Print the lines of the listing below verbatim from its first line through the line bearing "6.0, 5.8, 5.8, 5.7, 5.6, 5.6, 5.5, 5.4, 5.3, 5.3];". Any pictures are to be omitted.

— start of Information provided —

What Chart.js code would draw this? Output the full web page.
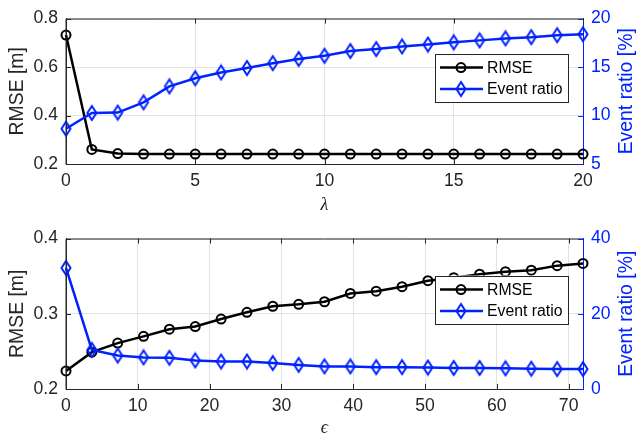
<!DOCTYPE html>
<html>
<head>
<meta charset="utf-8">
<script src="https://cdn.jsdelivr.net/npm/chart.js@4.4.1/dist/chart.umd.min.js"></script>
<style>
  html, body { margin: 0; padding: 0; background: #fff; }
  .wrap { position: absolute; left: 0; width: 638px; }
  #topWrap { top: 0; height: 220px; }
  #botWrap { top: 220px; height: 219px; }
</style>
</head>
<body>
<div class="wrap" id="topWrap"><canvas id="topChart" width="638" height="220"></canvas></div>
<div class="wrap" id="botWrap"><canvas id="botChart" width="638" height="219"></canvas></div>
<script>
// top panel: sweep over lambda
const lambdaValues = [0, 1, 2, 3, 4, 5, 6, 7, 8, 9, 10, 11, 12, 13, 14, 15, 16, 17, 18, 19, 20];
const rmseLambda = [0.732, 0.26, 0.243, 0.241, 0.241, 0.241, 0.241, 0.241, 0.241, 0.241, 0.241,
  0.241, 0.241, 0.241, 0.241, 0.241, 0.241, 0.241, 0.241, 0.241, 0.241];
const ratioLambda = [8.64, 10.26, 10.3, 11.36, 13.0, 13.84, 14.44, 14.9, 15.4, 15.83, 16.16,
  16.65, 16.85, 17.12, 17.32, 17.55, 17.75, 17.95, 18.08, 18.28, 18.38];

// bottom panel: sweep over epsilon
const epsValues = [0, 3.6, 7.2, 10.8, 14.4, 18, 21.6, 25.2, 28.8, 32.4, 36,
  39.6, 43.2, 46.8, 50.4, 54, 57.6, 61.2, 64.8, 68.4, 72];
const rmseEps = [0.224, 0.249, 0.261, 0.270, 0.2795, 0.283, 0.293, 0.302, 0.310, 0.3126, 0.316,
  0.327, 0.330, 0.336, 0.344, 0.348, 0.3527, 0.356, 0.358, 0.364, 0.367];
const ratioEps = [32.2, 10.4, 8.9, 8.4, 8.3, 7.6, 7.3, 7.3, 6.9, 6.4, 6.0,
  6.0, 5.8, 5.8, 5.7, 5.6, 5.6, 5.5, 5.4, 5.3, 5.3];

// tick labels
const topXTicks = [0, 5, 10, 15, 20];
const topLeftTicks = [0.2, 0.4, 0.6, 0.8];
const topRightTicks = [5, 10, 15, 20];
const botXTicks = [0, 10, 20, 30, 40, 50, 60, 70];
const botLeftTicks = [0.2, 0.3, 0.4];
const botRightTicks = [0, 20, 40];

const seriesNames = ["RMSE", "Event ratio"];
const rightTitle = "Event ratio [%]";

const BLACK = "#000000";
const AXIS = "#262626";
const BLUE = "#0022ff";
const GRID = "#e3e3e3";
const SANS = "'Liberation Sans', Arial, Helvetica, sans-serif";
const SERIF = "'Liberation Serif', 'DejaVu Serif', serif";

// tall unfilled diamond like matlab's 'd' marker
function makeDiamond(color) {
  const c = document.createElement("canvas");
  c.width = 14;
  c.height = 18;
  const g = c.getContext("2d");
  g.strokeStyle = color;
  g.lineWidth = 2;
  g.beginPath();
  g.moveTo(7, 2);
  g.lineTo(11.5, 9);
  g.lineTo(7, 16);
  g.lineTo(2.5, 9);
  g.closePath();
  g.stroke();
  return c;
}
const diamond = makeDiamond(BLUE);

function toPoints(xs, ys) {
  return xs.map((x, i) => ({ x: x, y: ys[i] }));
}

// box, inward tick marks, right title (reads upward) and legend, matlab style
const matlabFrame = {
  id: "matlabFrame",
  afterDraw(chart, args, opts) {
    const { ctx, chartArea } = chart;
    const { left, right, top, bottom } = chartArea;
    const sx = chart.scales.x, sy = chart.scales.y, sy2 = chart.scales.y2;
    const tl = 5;
    ctx.save();
    ctx.lineWidth = 1;
    ctx.strokeStyle = AXIS;
    ctx.beginPath();
    ctx.moveTo(left, bottom + 0.5);
    ctx.lineTo(left, top + 0.5);
    ctx.lineTo(right, top + 0.5);
    ctx.stroke();
    ctx.beginPath();
    sx.ticks.forEach(t => {
      const px = Math.round(sx.getPixelForValue(t.value)) + 0.5;
      ctx.moveTo(px, bottom); ctx.lineTo(px, bottom - tl);
      ctx.moveTo(px, top); ctx.lineTo(px, top + tl);
    });
    sy.ticks.forEach(t => {
      const py = Math.round(sy.getPixelForValue(t.value)) + 0.5;
      ctx.moveTo(left, py); ctx.lineTo(left + tl, py);
    });
    ctx.stroke();
    ctx.strokeStyle = BLUE;
    ctx.beginPath();
    sy2.ticks.forEach(t => {
      const py = Math.round(sy2.getPixelForValue(t.value)) + 0.5;
      ctx.moveTo(right, py); ctx.lineTo(right - tl, py);
    });
    ctx.stroke();

    // right axis title
    ctx.save();
    ctx.translate(sy2.right - 11.6, (top + bottom) / 2);
    ctx.rotate(-Math.PI / 2);
    ctx.font = "19.4px " + SANS;
    ctx.fillStyle = BLUE;
    ctx.textAlign = "center";
    ctx.textBaseline = "middle";
    ctx.fillText(rightTitle, 0, 0);
    ctx.restore();

    // legend
    const w = 133, h = 48;
    const bx = right - opts.fromRight - w;
    const by = top + opts.fromTop;
    ctx.fillStyle = "#fff";
    ctx.fillRect(bx, by, w, h);
    ctx.strokeStyle = AXIS;
    ctx.lineWidth = 1;
    ctx.strokeRect(Math.round(bx) + 0.5, Math.round(by) + 0.5, w, h);
    const rows = [by + 14, by + 35.5];
    ctx.font = "15.8px " + SANS;
    ctx.textBaseline = "middle";
    chart.data.datasets.forEach((ds, i) => {
      const y = rows[i];
      ctx.strokeStyle = ds.borderColor;
      ctx.lineWidth = ds.borderWidth;
      ctx.beginPath();
      ctx.moveTo(bx + 5, y);
      ctx.lineTo(bx + 48, y);
      ctx.stroke();
      const mx = bx + 26;
      if (ds.pointStyle === "circle") {
        ctx.lineWidth = 2;
        ctx.beginPath();
        ctx.arc(mx, y, 4.5, 0, Math.PI * 2);
        ctx.stroke();
      } else {
        ctx.drawImage(diamond, mx - 7, y - 9);
      }
      ctx.fillStyle = BLACK;
      ctx.fillText(ds.label, bx + 52, y + 1);
    });
    ctx.restore();
  },
};

function makeChart(canvasId, cfg) {
  const tickFont = { family: SANS, size: 17.6 };
  const titleFont = { family: SANS, size: 19.4 };
  return new Chart(document.getElementById(canvasId), {
    type: "line",
    data: {
      datasets: [
        {
          label: seriesNames[0],
          data: toPoints(cfg.xs, cfg.rmse),
          yAxisID: "y",
          borderColor: BLACK,
          borderWidth: 2.5,
          pointStyle: "circle",
          pointRadius: 4.5,
          pointBorderWidth: 2,
          pointBorderColor: BLACK,
          pointBackgroundColor: "rgba(0,0,0,0)",
          tension: 0,
          clip: false,
          order: 1,
        },
        {
          label: seriesNames[1],
          data: toPoints(cfg.xs, cfg.ratio),
          yAxisID: "y2",
          borderColor: BLUE,
          borderWidth: 2.5,
          pointStyle: diamond,
          pointRadius: 6,
          tension: 0,
          clip: false,
          order: 0,
        },
      ],
    },
    options: {
      responsive: false,
      animation: false,
      layout: { padding: { top: cfg.padTop, left: 0, right: 0, bottom: 0 } },
      plugins: {
        legend: { display: false },
        tooltip: { enabled: false },
        matlabFrame: { fromRight: 15, fromTop: cfg.legendTop },
      },
      scales: {
        x: {
          type: "linear",
          min: 0,
          max: cfg.xMax,
          afterBuildTicks: s => { s.ticks = cfg.xTicks.map(v => ({ value: v })); },
          afterFit: s => { s.height = cfg.xHeight; },
          grid: { color: GRID, drawTicks: false },
          border: { color: AXIS, width: 1 },
          ticks: { color: AXIS, font: tickFont, padding: 7, maxRotation: 0, callback: v => String(v) },
          title: {
            display: true,
            text: cfg.xTitle,
            color: AXIS,
            font: { family: SERIF, size: 18, style: "italic" },
            padding: { top: 0, bottom: cfg.xTitlePad },
          },
        },
        y: {
          position: "left",
          min: cfg.leftTicks[0],
          max: cfg.leftTicks[cfg.leftTicks.length - 1],
          afterBuildTicks: s => { s.ticks = cfg.leftTicks.map(v => ({ value: v })); },
          afterFit: s => { s.width = 66; },
          grid: { color: GRID, drawTicks: false },
          border: { color: AXIS, width: 1 },
          ticks: { color: AXIS, font: tickFont, padding: 8, callback: v => String(v) },
          title: { display: true, text: "RMSE [m]", color: AXIS, font: titleFont, padding: { top: 6, bottom: 0 } },
        },
        y2: {
          position: "right",
          min: cfg.rightTicks[0],
          max: cfg.rightTicks[cfg.rightTicks.length - 1],
          afterBuildTicks: s => { s.ticks = cfg.rightTicks.map(v => ({ value: v })); },
          afterFit: s => { s.width = 55; },
          grid: { display: false, drawTicks: false },
          border: { color: BLUE, width: 1 },
          ticks: { color: BLUE, font: tickFont, padding: 8, callback: v => String(v) },
          title: { display: false },
        },
      },
    },
    plugins: [matlabFrame],
  });
}

makeChart("topChart", {
  xs: lambdaValues, rmse: rmseLambda, ratio: ratioLambda,
  xMax: 20, xTicks: topXTicks, leftTicks: topLeftTicks, rightTicks: topRightTicks,
  xTitle: "λ", padTop: 13, xHeight: 56, xTitlePad: 4, legendTop: 35,
});

makeChart("botChart", {
  xs: epsValues, rmse: rmseEps, ratio: ratioEps,
  xMax: 72, xTicks: botXTicks, leftTicks: botLeftTicks, rightTicks: botRightTicks,
  xTitle: "ϵ", padTop: 18, xHeight: 50, xTitlePad: 0, legendTop: 37,
});
</script>
</body>
</html>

— end of Information provided —

Exercise answer:
What Chart.js code would draw this? Output the full web page.
<!DOCTYPE html>
<html>
<head>
<meta charset="utf-8">
<script src="https://cdn.jsdelivr.net/npm/chart.js@4.4.1/dist/chart.umd.min.js"></script>
<style>
  html, body { margin: 0; padding: 0; background: #fff; }
  .wrap { position: absolute; left: 0; width: 638px; }
  #topWrap { top: 0; height: 220px; }
  #botWrap { top: 220px; height: 219px; }
</style>
</head>
<body>
<div class="wrap" id="topWrap"><canvas id="topChart" width="638" height="220"></canvas></div>
<div class="wrap" id="botWrap"><canvas id="botChart" width="638" height="219"></canvas></div>
<script>
// top panel: sweep over lambda
const lambdaValues = [0, 1, 2, 3, 4, 5, 6, 7, 8, 9, 10, 11, 12, 13, 14, 15, 16, 17, 18, 19, 20];
const rmseLambda = [0.732, 0.26, 0.243, 0.241, 0.241, 0.241, 0.241, 0.241, 0.241, 0.241, 0.241,
  0.241, 0.241, 0.241, 0.241, 0.241, 0.241, 0.241, 0.241, 0.241, 0.241];
const ratioLambda = [8.64, 10.26, 10.3, 11.36, 13.0, 13.84, 14.44, 14.9, 15.4, 15.83, 16.16,
  16.65, 16.85, 17.12, 17.32, 17.55, 17.75, 17.95, 18.08, 18.28, 18.38];

// bottom panel: sweep over epsilon
const epsValues = [0, 3.6, 7.2, 10.8, 14.4, 18, 21.6, 25.2, 28.8, 32.4, 36,
  39.6, 43.2, 46.8, 50.4, 54, 57.6, 61.2, 64.8, 68.4, 72];
const rmseEps = [0.224, 0.249, 0.261, 0.270, 0.2795, 0.283, 0.293, 0.302, 0.310, 0.3126, 0.316,
  0.327, 0.330, 0.336, 0.344, 0.348, 0.3527, 0.356, 0.358, 0.364, 0.367];
const ratioEps = [32.2, 10.4, 8.9, 8.4, 8.3, 7.6, 7.3, 7.3, 6.9, 6.4, 6.0,
  6.0, 5.8, 5.8, 5.7, 5.6, 5.6, 5.5, 5.4, 5.3, 5.3];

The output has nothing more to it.